Laowai blogs are ceaselessly self-promoting. The laowai blogger will surreptitiously hint at his Chinese linguistic powers; he will analyze why China, in a word, is not America; he has the money to dine and drink at high-end bars, but those events never make the blog. Instead, he expounds on the occasional ground-breaking (and probably one-sided) conversation with a local taxi driver concerning China's cultural superiority over The West. Bloggers have the power that was never granted to previous generations of writers and commentators; anonymity of experience, selection of detail, regurgitation of uncertified knowledge, and image-sculpting priveleges comparable to those of Donatello (I say privelege as opposed to abilites; you will surely read more about this conflict later).

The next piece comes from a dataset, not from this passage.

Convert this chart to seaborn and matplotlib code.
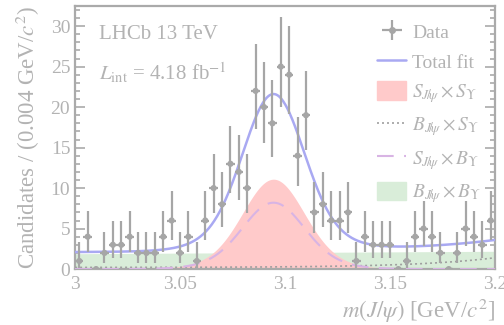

So let me rephrase: I dislike typical laowai blogs. In considering the projection of my future blogging, I suppose I too cannot help but tread on these trite laowai-caricature follies; there exist limitations. Most prominently, I cannot discuss my experience in China without obligingly weaving in China's current quandary of Westernization vs. Sinocization (modernization is not debatable - China is heading, full-speed, into blind modernization. Let us hope Edward Smith is never appointed Chairman). I will avoid topics that can be found in any given laowai blog, and avoid scooping from the dredge of uncited knowledge. I guess you could say this blog is an extension of my graduate studies, aimed at other laowai's with an academic interest in China.